У меня перехватило горло, и я заставил себя сглотнуть. Было больно, но боль была ничем по сравнению с тем, что происходило в моей голове. Мне нужно было снова заползти внутрь себя. Нужно было перестать думать и перестать вспоминать.
Но я не мог.
— Вот тогда я и понял, — тихо сказал я. — Люди живут и умирают, и это, блядь, ни для кого вокруг не имеет никакого значения. Чему быть, того не миновать. Люди продолжают жить дальше, и это, вероятно, лучше для всех.
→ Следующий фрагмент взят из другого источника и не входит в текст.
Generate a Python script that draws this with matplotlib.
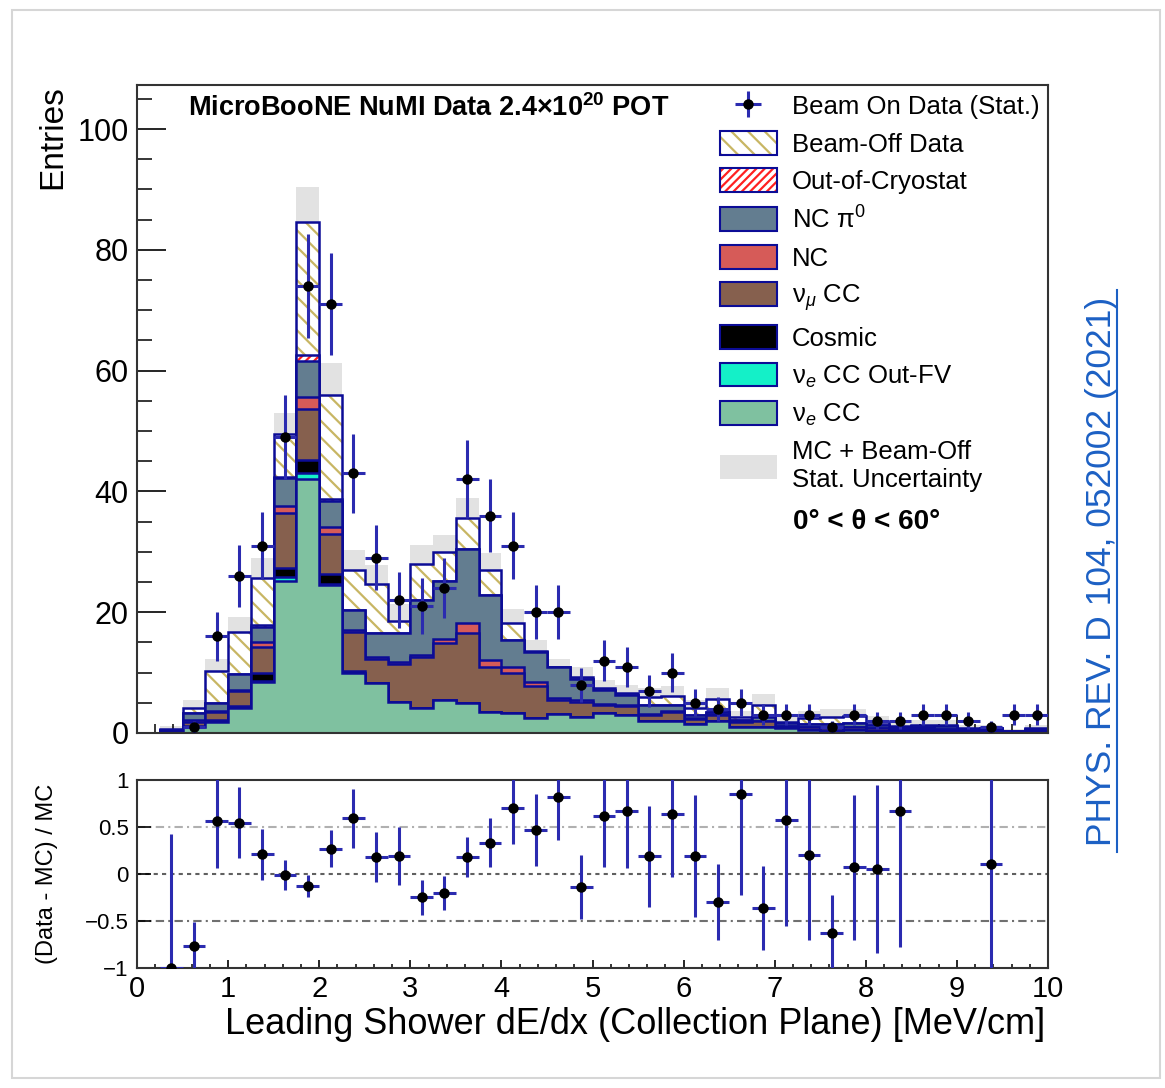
import matplotlib.pyplot as plt
import numpy as np
from matplotlib.patches import Patch, Rectangle
from matplotlib.lines import Line2D
from matplotlib.legend_handler import HandlerTuple
from matplotlib.ticker import MultipleLocator

plt.rcParams['font.family'] = ['Liberation Sans', 'DejaVu Sans']
plt.rcParams['mathtext.fontset'] = 'custom'
plt.rcParams['mathtext.rm'] = 'Liberation Sans'
plt.rcParams['mathtext.it'] = 'Liberation Sans:italic'
plt.rcParams['mathtext.bf'] = 'Liberation Sans:bold'
plt.rcParams['hatch.linewidth'] = 1.6

# 40 bins of 0.25 MeV/cm
edges = np.linspace(0, 10, 41)
centers = 0.5*(edges[1:] + edges[:-1])

# stack components (events per bin)
nue_cc = [0, 0.3, 1.0, 1.9, 4.1, 8.5, 25.2, 42.0, 24.5, 10.0,
          8.3, 5.2, 4.1, 5.5, 4.9, 3.5, 3.3, 2.4, 3.1, 2.7,
          3.3, 3.0, 2.0, 2.0, 1.5, 2.0, 1.0, 1.0, 0.8, 0.5,
          0.3, 0.5, 0.4, 0.3, 0.3, 0.3, 0.2, 0.4, 0.1, 0.2]
nue_outfv = [0, 0, 0, 0, 0, 0.1, 0.7, 1.1, 0.2, 0,
             0, 0, 0, 0, 0, 0, 0, 0, 0, 0,
             0, 0, 0, 0, 0, 0, 0, 0, 0, 0,
             0, 0, 0, 0, 0, 0, 0, 0, 0, 0]
cosmic = [0, 0, 0.1, 0.2, 0.3, 1.3, 1.4, 2.1, 1.6, 0.3,
          0, 0, 0, 0, 0, 0, 0, 0, 0, 0,
          0, 0, 0, 0, 0, 0, 0, 0, 0, 0,
          0, 0, 0, 0, 0, 0, 0, 0, 0, 0]
numu_cc = [0, 0.2, 0.8, 1.4, 2.5, 4.4, 9.1, 8.4, 6.6, 6.4,
           3.9, 6.3, 8.4, 9.4, 11.6, 7.5, 6.7, 5.4, 2.4, 2.5,
           1.3, 1.5, 1.0, 1.5, 0.8, 1.0, 0.8, 1.0, 0.4, 0.5,
           0.6, 0.5, 0.4, 0.3, 0.3, 0.3, 0.2, 0.2, 0.1, 0.2]
nc = [0, 0, 0.3, 0.2, 0.3, 0.7, 1.2, 2.0, 1.2, 0.4,
      0.4, 0.2, 0.4, 0.6, 1.7, 1.1, 1.0, 0.7, 0.3, 0.3,
      0.2, 0.2, 0.1, 0.1, 0.1, 0.1, 0, 0, 0, 0,
      0, 0, 0, 0, 0, 0, 0, 0, 0, 0]
nc_pi0 = [0, 0, 1.1, 1.2, 2.5, 2.6, 4.6, 6.0, 4.3, 3.2,
          3.9, 4.8, 9.1, 9.6, 12.3, 10.7, 4.4, 4.9, 5.2, 3.5,
          2.3, 1.6, 1.5, 1.0, 0.6, 0.3, 0.4, 0.7, 0.4, 0.5,
          0.6, 0.7, 0.5, 0.4, 0.4, 0.5, 0.3, 0.3, 0.1, 0.2]
out_cryo = [0, 0, 0, 0, 0, 0.2, 0.2, 1.0, 0.4, 0.1,
            0, 0, 0, 0, 0, 0, 0, 0, 0, 0,
            0, 0, 0, 0, 0, 0, 0, 0, 0, 0,
            0, 0, 0, 0, 0, 0, 0, 0, 0, 0]
beam_off = [0, 0.2, 0.9, 5.3, 7.1, 7.8, 7.1, 22.0, 17.1, 6.6,
            8.1, 2.0, 6.0, 4.9, 5.1, 4.2, 2.8, 0.2, 0.0, 0.3,
            0.3, 0.3, 1.3, 1.5, 1.2, 2.3, 0.5, 2.0, 0.3, 1.0,
            1.2, 1.1, 0.6, 0.2, 0.3, 0.3, 0.1, 0.0, 0.0, 0.2]
# MC + beam-off statistical uncertainty
stat_unc = [0, 0.4, 1.2, 2.1, 2.4, 3.4, 3.5, 5.8, 5.3, 3.3,
            3.2, 2.8, 3.1, 2.8, 3.3, 2.8, 2.4, 1.8, 1.2, 1.6,
            1.3, 1.3, 1.5, 1.6, 1.3, 1.7, 1.0, 1.8, 0.8, 1.2,
            1.3, 1.2, 0.9, 0.6, 0.8, 0.8, 0.5, 0.4, 0.3, 0.6]
# beam-on data
data = [0, 0, 1, 16, 26, 31, 49, 74, 71, 43,
        29, 22, 21, 24, 42, 36, 31, 20, 20, 8,
        12, 11, 7, 10, 5, 4, 5, 3, 3, 3,
        1, 3, 2, 2, 3, 3, 2, 1, 3, 3]

navy = '#0c0c96'
khaki = '#c8b664'
err_col = '#2b2bb0'
c_nue = '#7fc1a0'
c_outfv = '#14f0c8'
c_numu = '#86604e'
c_nc = '#d65b58'
c_ncpi0 = '#637d90'
c_band = '#e2e2e2'

data = np.array(data, dtype=float)
stat_unc = np.array(stat_unc)
layers = [nue_cc, nue_outfv, cosmic, numu_cc, nc, nc_pi0, out_cryo, beam_off]
styles = [dict(color=c_nue), dict(color=c_outfv), dict(color='black'),
          dict(color=c_numu), dict(color=c_nc), dict(color=c_ncpi0),
          dict(facecolor='white', edgecolor='#ff2020', hatch='////', lw=0),
          dict(facecolor='white', edgecolor=khaki, hatch='\\\\', lw=0)]
cum = np.cumsum(np.array(layers, dtype=float), axis=0)
total = cum[-1]

fig = plt.figure(figsize=(11.65, 10.88), dpi=100)
ax = fig.add_axes([0.1176, 0.3263, 0.782, 0.5956])
ax2 = fig.add_axes([0.1176, 0.1103, 0.782, 0.1728])

# uncertainty band sits underneath the stack
ax.bar(centers, 2*stat_unc, bottom=total - stat_unc, width=0.25,
       color=c_band, lw=0, zorder=1)

# draw like THStack: top histogram first, each filled from zero
for k in range(len(layers) - 1, -1, -1):
    ax.stairs(cum[k], edges, baseline=0, fill=True, zorder=2, **styles[k])
    ax.stairs(cum[k], edges, baseline=None, color=navy, lw=1.8, zorder=2)

m = data > 0
eb = ax.errorbar(centers[m], data[m], yerr=np.sqrt(data[m]), xerr=0.125,
                 fmt='o', color='black', ms=6.5, ecolor=err_col,
                 elinewidth=2.2, capsize=0, zorder=5)

ax.set_xlim(0, 10)
ax.set_ylim(0, 107.3)
ax.set_yticks([0, 20, 40, 60, 80, 100])
ax.yaxis.set_minor_locator(MultipleLocator(5))
ax.set_xticks(range(11))
ax.xaxis.set_minor_locator(MultipleLocator(0.2))
ax.set_xticklabels([])
ax.tick_params(axis='y', which='major', direction='in', length=21, width=1.2,
               labelsize=22, pad=6)
ax.tick_params(axis='y', which='minor', direction='in', length=11, width=1.1)
ax.tick_params(axis='x', which='major', direction='in', length=13, width=1.2)
ax.tick_params(axis='x', which='minor', direction='in', length=6.5, width=1.1)
for s in ax.spines.values():
    s.set_linewidth(1.5)
    s.set_color('#333333')
ax.set_ylabel('Entries', fontsize=24, loc='top')
ax.yaxis.set_label_coords(-0.076, 1.0)

ax.text(0.056, 0.9645, 'MicroBooNE NuMI Data 2.4×10$^{\\mathbf{20}}$ POT',
        transform=ax.transAxes, fontsize=19.5, fontweight='bold',
        ha='left', va='center')
ax.text(0.72, 0.325, '0° < θ < 60°', transform=ax.transAxes,
        fontsize=20, fontweight='bold', ha='left', va='center')

edge_box = Patch(facecolor='none', edgecolor=navy, lw=1.5)
handles = [eb,
           (Patch(facecolor='white', edgecolor=khaki, hatch='\\\\', lw=0), edge_box),
           (Patch(facecolor='white', edgecolor='#ff2020', hatch='////', lw=0), edge_box),
           Patch(facecolor=c_ncpi0, edgecolor=navy, lw=1.5),
           Patch(facecolor=c_nc, edgecolor=navy, lw=1.5),
           Patch(facecolor=c_numu, edgecolor=navy, lw=1.5),
           Patch(facecolor='black', edgecolor=navy, lw=1.5),
           Patch(facecolor=c_outfv, edgecolor=navy, lw=1.5),
           Patch(facecolor=c_nue, edgecolor=navy, lw=1.5),
           Patch(facecolor=c_band, edgecolor='none')]
labels = ['Beam On Data (Stat.)', 'Beam-Off Data', 'Out-of-Cryostat',
          'NC π$^{0}$', 'NC', 'ν$_{\\mu}$ CC', 'Cosmic', 'ν$_{e}$ CC Out-FV',
          'ν$_{e}$ CC', 'MC + Beam-Off\nStat. Uncertainty']
ax.legend(handles, labels, loc='upper left', bbox_to_anchor=(0.640, 0.987),
          frameon=False, fontsize=18.5, borderpad=0, borderaxespad=0,
          handlelength=2.2, handleheight=1.05, handletextpad=0.6,
          labelspacing=0.46, handler_map={tuple: HandlerTuple(ndivide=1)})

# ratio panel
with np.errstate(divide='ignore', invalid='ignore'):
    ratio = data/total - 1
    d_err = np.where(data > 0, np.sqrt(data), 1.0)
    r_err = np.sqrt((d_err/total)**2 + (data*stat_unc/total**2)**2)
show = (total > 0) & (ratio <= 1)
for y, c, ls in [(0.5, '#b0b0b0', (0, (4, 2, 1, 2))), (0, '#606060', (0, (2, 2))),
                 (-0.5, '#707070', (0, (4, 2, 1, 2)))]:
    ax2.axhline(y, color=c, ls=ls, lw=1.5, zorder=1)
ax2.errorbar(centers[show], ratio[show], yerr=r_err[show], xerr=0.125,
             fmt='o', color='black', ms=6.5, ecolor=err_col, elinewidth=2.2,
             capsize=0, zorder=5)
ax2.set_xlim(0, 10)
ax2.set_ylim(-1, 1)
ax2.set_yticks([-1, -0.5, 0, 0.5, 1])
ax2.set_yticklabels(['−1', '−0.5', '0', '0.5', '1'])
ax2.set_xticks(range(11))
ax2.set_xticklabels([str(i) for i in range(11)])
ax2.xaxis.set_minor_locator(MultipleLocator(0.2))
ax2.tick_params(axis='y', direction='in', length=10, width=1.2, labelsize=16, pad=6)
ax2.tick_params(axis='x', which='major', direction='in', length=6, width=1.2,
                labelsize=21, pad=5)
ax2.tick_params(axis='x', which='minor', direction='in', length=3, width=1.1)
for s in ax2.spines.values():
    s.set_linewidth(1.5)
    s.set_color('#333333')
ax2.set_ylabel('(Data - MC) / MC', fontsize=17)
ax2.yaxis.set_label_coords(-0.087, 0.5)
ax2.set_xlabel('Leading Shower dE/dx (Collection Plane) [MeV/cm]',
               fontsize=26, loc='right')
ax2.xaxis.set_label_coords(0.997, -0.205)

# journal reference on the right
ref_col = '#1c60c4'
fig.text(1101/1165, 1 - 571/1088, 'PHYS. REV. D 104, 052002 (2021)',
         rotation=90, color=ref_col, fontsize=25.5, ha='center', va='center')
fig.add_artist(Line2D([1117/1165, 1117/1165], [1 - 852/1088, 1 - 290/1088],
                      transform=fig.transFigure, color=ref_col, lw=1.5))
fig.add_artist(Rectangle((12/1165, 10/1088), 1148/1165, 1068/1088,
                         transform=fig.transFigure, fill=False,
                         ec='#d6d6d6', lw=1.5))

plt.savefig('out.png', dpi=100)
— Вот что изменило тебя, — прошептал он. — Я догадывался, что было нечто, из-за чего ты так сильно изменился по сравнению с тем, как описывали тебя, когда сообщали о твоем спасении. Я должен был нажать на тебя раньше, когда в первый раз подумал, что было что-то в том видео, о чем ты мне не хотел рассказывать. Я предполагал, что это что-то, что осталось за кадром – что-то секретное.
Я покачал головой.
— Я очень хорош в том, кто я есть, — сказал я ему. — Не вините себя.
— Кто ты, Эван?
Я снова покачал головой.
— Не важно. Не сейчас, — я публично облажался, и не мог этого скрыть. Мне пришло в голову, что Ринальдо больше никогда не назовет меня сынком, я откинулся к изголовью койки медицинского блока и закрыл глаза. Мое сердце стало учащенно биться, и я побоялся, что избавления от наручников и немного уединения будет недостаточно, чтобы позволить мне заснуть.
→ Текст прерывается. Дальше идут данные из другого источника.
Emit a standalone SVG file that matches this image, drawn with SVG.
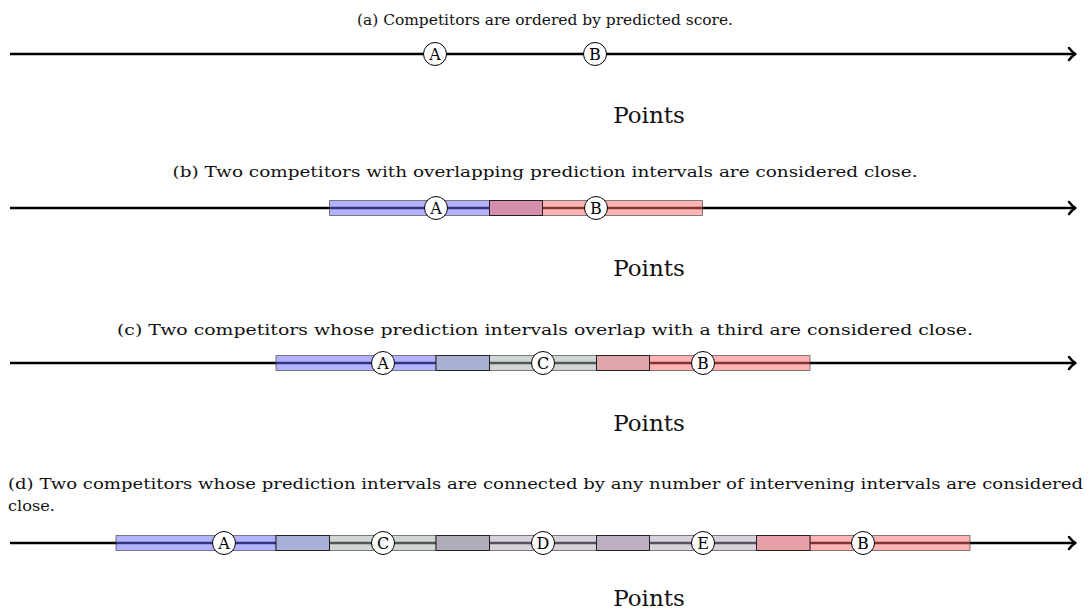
<svg xmlns="http://www.w3.org/2000/svg" width="1091" height="613" viewBox="0 0 1091 613">
<defs>
<style>
.t{font-family:"DejaVu Serif","Liberation Serif",serif;font-size:15px;fill:#111}
.pts{font-family:"DejaVu Serif","Liberation Serif",serif;font-size:23px;fill:#111;text-anchor:middle}
.axis{stroke:#000;stroke-width:2.5;fill:none}
.head{stroke:#000;stroke-width:2.5;fill:none;stroke-linecap:round;stroke-linejoin:round}
.iv{stroke:#333;stroke-opacity:0.6;stroke-width:1}
.ov{stroke:#222;stroke-width:1}
.blue{fill:rgb(103,103,255);fill-opacity:0.5}
.red{fill:rgb(255,103,103);fill-opacity:0.5}
.gray{fill:rgb(161,173,173);fill-opacity:0.5}
.lav{fill:rgb(177,161,181);fill-opacity:0.5}
.node circle{fill:#fff;stroke:#000;stroke-width:1}
.node text{font-family:"DejaVu Serif","Liberation Serif",serif;font-size:16px;text-anchor:middle;fill:#000}
</style>
</defs>

<!-- Titles -->
<text class="t" x="545" y="25" text-anchor="middle" textLength="376" lengthAdjust="spacingAndGlyphs">(a) Competitors are ordered by predicted score.</text>
<text class="t" x="545" y="177" text-anchor="middle" textLength="745" lengthAdjust="spacingAndGlyphs">(b) Two competitors with overlapping prediction intervals are considered close.</text>
<text class="t" x="545" y="335" text-anchor="middle" textLength="856" lengthAdjust="spacingAndGlyphs">(c) Two competitors whose prediction intervals overlap with a third are considered close.</text>
<text class="t" x="8" y="489" textLength="1075" lengthAdjust="spacingAndGlyphs">(d) Two competitors whose prediction intervals are connected by any number of intervening intervals are considered</text>
<text class="t" x="8" y="511" textLength="47" lengthAdjust="spacingAndGlyphs">close.</text>

<!-- Points labels -->
<text class="pts" x="649" y="123">Points</text>
<text class="pts" x="649" y="276">Points</text>
<text class="pts" x="649" y="431">Points</text>
<text class="pts" x="649" y="606">Points</text>

<!-- Axes (connectors) -->
<g id="connectors">
<line class="axis" x1="10" y1="54" x2="1074" y2="54"/>
<path class="head" d="M1069,48 Q1072,52 1075.5,54 Q1072,56 1069,60"/>
<line class="axis" x1="10" y1="208" x2="1074" y2="208"/>
<path class="head" d="M1069,202 Q1072,206 1075.5,208 Q1072,210 1069,214"/>
<line class="axis" x1="10" y1="363" x2="1074" y2="363"/>
<path class="head" d="M1069,357 Q1072,361 1075.5,363 Q1072,365 1069,369"/>
<line class="axis" x1="10" y1="543" x2="1074" y2="543"/>
<path class="head" d="M1069,537 Q1072,541 1075.5,543 Q1072,545 1069,549"/>
</g>

<!-- Row (b) intervals -->
<g id="intervals-b">
<rect class="iv blue" x="329.5" y="200.5" width="213" height="15"/>
<rect class="iv red" x="489.5" y="200.5" width="213" height="15"/>
<rect class="ov" x="489.5" y="200.5" width="53" height="15" fill="#d58fae"/>
</g>

<!-- Row (c) intervals -->
<g id="intervals-c">
<rect class="iv blue" x="276" y="355.5" width="213.5" height="15"/>
<rect class="iv gray" x="436" y="355.5" width="213.5" height="15"/>
<rect class="iv red" x="596.5" y="355.5" width="213.5" height="15"/>
<rect class="ov" x="436" y="355.5" width="53.5" height="15" fill="#a9b0d4"/>
<rect class="ov" x="596.5" y="355.5" width="53" height="15" fill="#e0a6aa"/>
</g>

<!-- Row (d) intervals -->
<g id="intervals-d">
<rect class="iv blue" x="116" y="535.5" width="213.5" height="15"/>
<rect class="iv gray" x="276" y="535.5" width="213.5" height="15"/>
<rect class="iv lav" x="436" y="535.5" width="213.5" height="15"/>
<rect class="iv lav" x="596.5" y="535.5" width="213.5" height="15"/>
<rect class="iv red" x="756.5" y="535.5" width="213.5" height="15"/>
<rect class="ov" x="276" y="535.5" width="53.5" height="15" fill="#a8b0d8"/>
<rect class="ov" x="436" y="535.5" width="53.5" height="15" fill="#b0acb8"/>
<rect class="ov" x="596.5" y="535.5" width="53" height="15" fill="#bcb0c0"/>
<rect class="ov" x="756.5" y="535.5" width="53.5" height="15" fill="#e8a0a8"/>
</g>

<!-- Nodes row (a) -->
<g id="a-A" class="node"><circle cx="435" cy="54" r="11.5"/><text x="435" y="60">A</text></g>
<g id="a-B" class="node"><circle cx="595" cy="54" r="11.5"/><text x="595" y="60">B</text></g>
<!-- Nodes row (b) -->
<g id="b-A" class="node"><circle cx="436" cy="208" r="11.5"/><text x="436" y="214">A</text></g>
<g id="b-B" class="node"><circle cx="596" cy="208" r="11.5"/><text x="596" y="214">B</text></g>
<!-- Nodes row (c) -->
<g id="c-A" class="node"><circle cx="383" cy="363" r="11.5"/><text x="383" y="369">A</text></g>
<g id="c-C" class="node"><circle cx="543" cy="363" r="11.5"/><text x="543" y="369">C</text></g>
<g id="c-B" class="node"><circle cx="703" cy="363" r="11.5"/><text x="703" y="369">B</text></g>
<!-- Nodes row (d) -->
<g id="d-A" class="node"><circle cx="224" cy="543" r="11.5"/><text x="224" y="549">A</text></g>
<g id="d-C" class="node"><circle cx="383" cy="543" r="11.5"/><text x="383" y="549">C</text></g>
<g id="d-D" class="node"><circle cx="543" cy="543" r="11.5"/><text x="543" y="549">D</text></g>
<g id="d-E" class="node"><circle cx="703" cy="543" r="11.5"/><text x="703" y="549">E</text></g>
<g id="d-B" class="node"><circle cx="863" cy="543" r="11.5"/><text x="863" y="549">B</text></g>
</svg>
— Это важно для меня, — голос Марка был тихим, но искренним.
Я покачал головой.
Больше я ничего не собирался говорить, поэтому своим молчанием положил этому разговору конец.
ГЛАВА 2
ВОЗМОЖНОЕ ПРОЩЕНИЕ
Болезнь у заключенных, которую поначалу приняли за отравление от сосисок на завтрак, позднее была идентифицированных как грипп, поэтому меня определили в общую группу заключенных на постоянной основе, чтобы освободить место для больных. Я остался в той же камере строгой изоляции, и снаружи всегда был охранник, но, по крайней мере, меня не приковывали наручниками к кровати. Мне даже разрешили позаниматься в тюремном спортзале на крыше здания в свободное время, которого было не так много.
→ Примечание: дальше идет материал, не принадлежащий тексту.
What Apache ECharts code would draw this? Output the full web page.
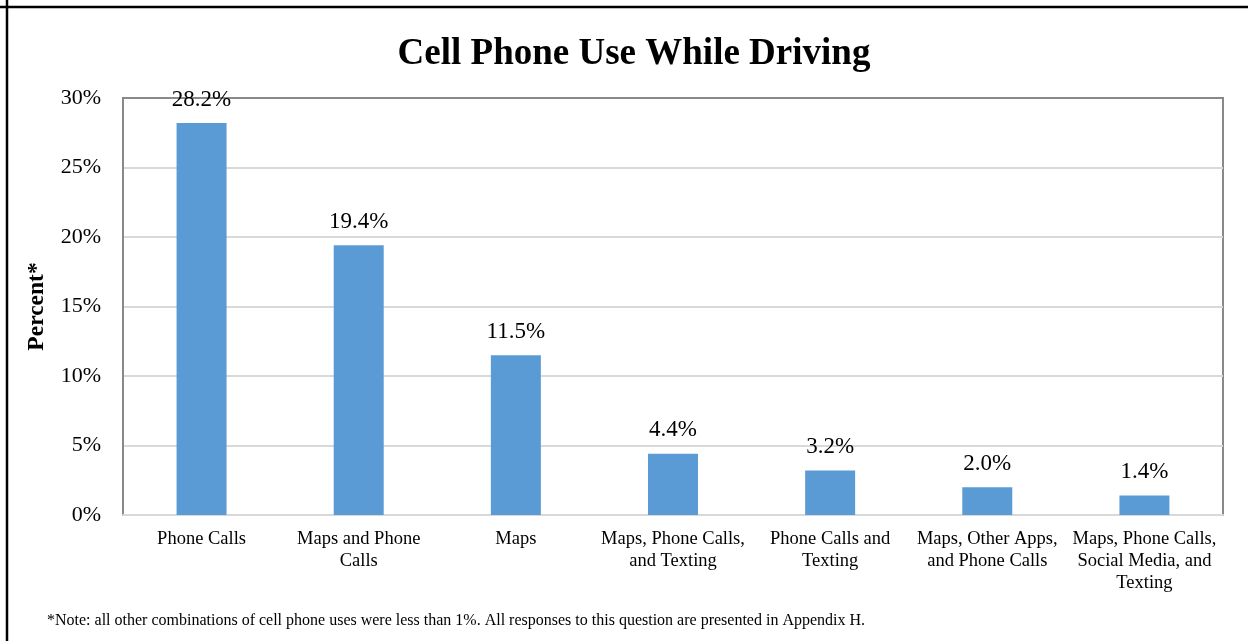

Спортивная площадка треугольной формы на самом верху здания была заполнена заключенными, забивающими мячи в баскетбольные кольца, курящими и просто общающимися друг с другом. Из меня был так себе баскетболист и в лучшие дни, да и в последнее время у меня было не слишком много хороших дней, поэтому я сидел у стены и пялился поочередно то на пасмурное небо, то на цемент под моими тюремными кроссовками.
Голова кружилась от недосыпа до такой степени, что я закрыл глаза и попытался остановить подступающую тошноту, сглатывая вновь и вновь. Это немного помогло, но все же недостаточно. Я думал о моей собаке, О́дине, и мне стало интересно, смогу ли я заснуть, если его пустят ко мне в камеру.